Help us take care of the comments section

First, thank you for your continuous support. Our comments section is among the most vibrant spaces around in the online space and each article receives hundreds, if not thousands, of comments.

Many a time, I’ve found them informative, insightful and, sometimes, even good for a laugh. It is truly one of the features that set us apart from the competition.

Right now, it relies heavily on community moderation – that means you – to keep it that way.

But of late, I shudder at the increasing number of comments that are downright disturbing. Here are some examples:

-- “You bloody come to my country, not only attack a cab driver but hijack his taxi, AND then run over some poor cleaner who probably is working to support his/her family. F--- you. I hope you stay the rest of your life in prison”

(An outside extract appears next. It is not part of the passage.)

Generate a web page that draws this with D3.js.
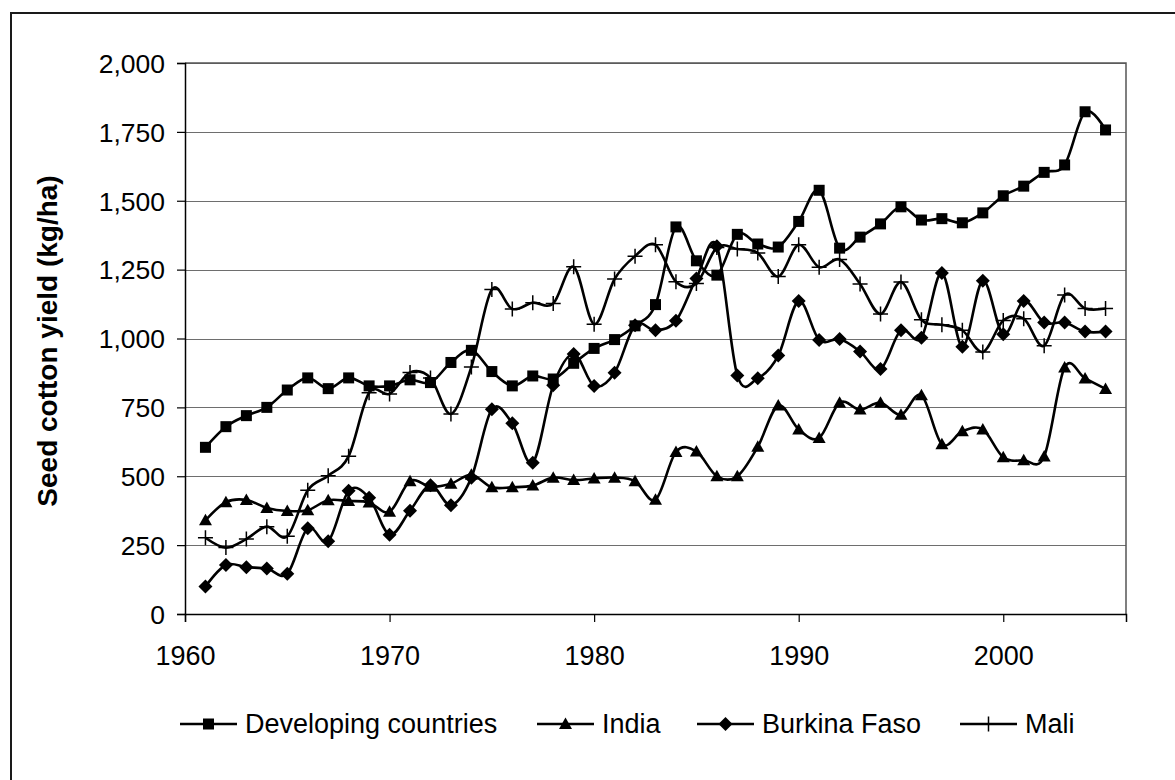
<!DOCTYPE html>
<html>
<head>
<meta charset="utf-8">
<script src="https://cdn.jsdelivr.net/npm/d3@7"></script>
<style>
  html, body { margin: 0; padding: 0; background: #fff; }
  svg { display: block; }
  text { font-family: "Liberation Sans", Arial, sans-serif; fill: #000; }
</style>
</head>
<body>
<svg id="chart" width="1175" height="780"></svg>
<script>
const years = d3.range(1961, 2006);
const developing = [605,680,720,750,813,857,818,857,828,828,850,840,913,957,880,828,864,853,910,964,996,1046,1123,1405,1282,1230,1378,1343,1332,1425,1538,1328,1368,1416,1478,1430,1435,1420,1456,1518,1553,1603,1630,1823,1757];
const india = [340,406,414,385,374,377,413,410,405,371,482,462,473,505,460,460,466,495,486,492,495,482,415,588,590,500,500,607,757,670,639,767,742,767,723,794,616,663,670,569,558,572,895,855,817];
const burkina = [100,178,170,165,146,311,264,447,422,288,375,467,395,495,743,692,549,830,944,828,876,1048,1030,1064,1218,1335,866,856,938,1136,995,998,953,889,1030,1003,1238,970,1210,1015,1136,1058,1058,1025,1025];
const mali = [277,241,272,317,282,449,502,573,803,799,877,857,726,897,1178,1107,1130,1127,1260,1052,1216,1299,1340,1206,1200,1330,1325,1310,1225,1340,1259,1287,1198,1089,1205,1068,1050,1030,951,1065,1072,974,1158,1109,1109];
const seriesNames = ["Developing countries", "India", "Burkina Faso", "Mali"];
const markerTypes = ["square", "triangle", "diamond", "plus"];
const xTickValues = [1960, 1970, 1980, 1990, 2000];
const yTickValues = [0, 250, 500, 750, 1000, 1250, 1500, 1750, 2000];
const yAxisTitle = "Seed cotton yield (kg/ha)";

(function () {
const svg = d3.select("#chart");
const pLeft = 185, pRight = 1126, pTop = 63, pBottom = 614;
const x = d3.scaleLinear().domain([1960, 2006]).range([pLeft, pRight]);
const y = d3.scaleLinear().domain([0, 2000]).range([pBottom, pTop]);

// outer chart frame (right/bottom edges fall outside the picture)
svg.append("rect").attr("x", 11).attr("y", 13).attr("width", 1300).attr("height", 900)
  .attr("fill", "none").attr("stroke", "#1a1a1a").attr("stroke-width", 2);

// gridlines
svg.append("g").selectAll("line").data(yTickValues.filter(v => v > 0)).join("line")
  .attr("x1", pLeft).attr("x2", pRight)
  .attr("y1", d => Math.round(y(d)) + 0.5).attr("y2", d => Math.round(y(d)) + 0.5)
  .attr("stroke", "#6e6e6e").attr("stroke-width", 1.2);

// plot area border (top/right)
svg.append("path")
  .attr("d", `M${pLeft},${y(2000)}H${pRight}V${pBottom}`)
  .attr("fill", "none").attr("stroke", "#555").attr("stroke-width", 1.5);

// y axis
const yAxis = d3.axisLeft(y).tickValues(yTickValues).tickSize(8).tickPadding(12)
  .tickFormat(d3.format(","));
const gy = svg.append("g").attr("transform", `translate(${pLeft},0)`).call(yAxis);
gy.select(".domain").attr("stroke", "#000").attr("stroke-width", 1.5);
gy.selectAll(".tick line").attr("stroke", "#000").attr("stroke-width", 1.2);
gy.selectAll(".tick text").attr("font-size", 26.5).attr("font-family", "Liberation Sans, Arial, sans-serif").attr("dy", "0.35em");

// x axis
const xAxis = d3.axisBottom(x).tickValues(xTickValues).tickSize(8).tickPadding(24)
  .tickFormat(d3.format("d"));
const gx = svg.append("g").attr("transform", `translate(0,${pBottom})`).call(xAxis);
gx.select(".domain").attr("stroke", "#000").attr("stroke-width", 1.5);
gx.selectAll(".tick line").attr("stroke", "#000").attr("stroke-width", 1.2);
gx.selectAll(".tick text").attr("font-size", 27).attr("font-family", "Liberation Sans, Arial, sans-serif").attr("dy", "0.71em");

// y axis title
svg.append("text")
  .attr("transform", `translate(57,341) rotate(-90)`)
  .attr("text-anchor", "middle")
  .attr("font-size", 28).attr("font-weight", "bold")
  .text(yAxisTitle);

function drawMarker(g, type) {
  if (type === "square") {
    g.append("rect").attr("x", -5.5).attr("y", -5.5).attr("width", 11).attr("height", 11).attr("fill", "#000");
  } else if (type === "triangle") {
    g.append("path").attr("d", "M0,-6.5L6.5,5L-6.5,5Z").attr("fill", "#000");
  } else if (type === "diamond") {
    g.append("path").attr("d", "M0,-7L7,0L0,7L-7,0Z").attr("fill", "#000");
  } else {
    g.append("path").attr("d", "M-7.5,0H7.5M0,-7.5V7.5").attr("stroke", "#000").attr("stroke-width", 1.5).attr("fill", "none");
  }
}

const allSeries = [developing, india, burkina, mali];
const line = d3.line().x((d, i) => x(years[i])).y(d => y(d)).curve(d3.curveCatmullRom.alpha(0));

allSeries.forEach((vals, si) => {
  const g = svg.append("g");
  g.append("path").datum(vals).attr("d", line)
    .attr("fill", "none").attr("stroke", "#000").attr("stroke-width", 2.6).attr("stroke-linejoin", "round");
  g.selectAll("g.m").data(vals).join("g").attr("class", "m")
    .attr("transform", (d, i) => `translate(${x(years[i])},${y(d)})`)
    .each(function () { drawMarker(d3.select(this), markerTypes[si]); });
});

// legend
const legendX = [180, 537, 697, 960];
const legendY = 724;
seriesNames.forEach((name, i) => {
  const g = svg.append("g").attr("transform", `translate(${legendX[i]},${legendY})`);
  g.append("line").attr("x1", 0).attr("x2", 57).attr("y1", 0).attr("y2", 0)
    .attr("stroke", "#000").attr("stroke-width", 2.6);
  drawMarker(g.append("g").attr("transform", "translate(28.5,0)"), markerTypes[i]);
  g.append("text").attr("x", 65).attr("y", 0).attr("dy", "0.35em")
    .attr("font-size", 27).text(name);
});
})();
</script>
</body>
</html>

-- “You people worship PRC as god and asking locals to donate, fuuuuuucccc! We will donate once you kick all the f***ing PRCs out of SG.

The anti-foreigner issue

A lot of the unhappiness in Singapore right now centres on the influx of foreigners and rightly so. The competition for limited resources, be it on public services like trains and buses, or housing or in the competitive labour market angers and frustrates many.

And I get it, I do. I take the MRT every day. I eat at the same food courts and hawker centres you do. I shop at the same malls you do.

At a company like Yahoo!, I work with colleagues of all nationalities – among them Chinese, Indians, Filipinos, Vietnamese, Malaysians, Australians, you name it – and deal with the cultural sensitivities that it entails.

I too am upset and angry when I read stories like these:
Suspect in Budget Terminal taxi hijack charged
S'poreans outraged over PRC scholar's 'dog' comment
Whether you blame the foreigners themselves or the current government’s immigration policies, you have a fundamental right to express your dissatisfaction, sadness, frustration, or even outrage, through comments.

But is it a space for vile name-calling, vulgarities or hate-mongering? It is NOT.  
What can you do?

So what can you do to keep our comments section as a place for engaging, lively and even tasty debate?

Firstly, read our comments guidelines.
Secondly, “thumbs down” comments that have no right to be there. “Thumbs up” the ones that are constructive, interesting and thoughtful.

Thirdly, sign in to your account and report abuse or trollers to our customer care folks.

But, most of all, comment responsibly.

Treat our comments space like you would the dinner table at home where you can openly discuss issues with family members or relatives. Agree to disagree, debate or even argue your points – but you would never resort to hurtful insults or name calling, would you?

Thank you again for your support in keeping our comments section alive, vibrant and engaging.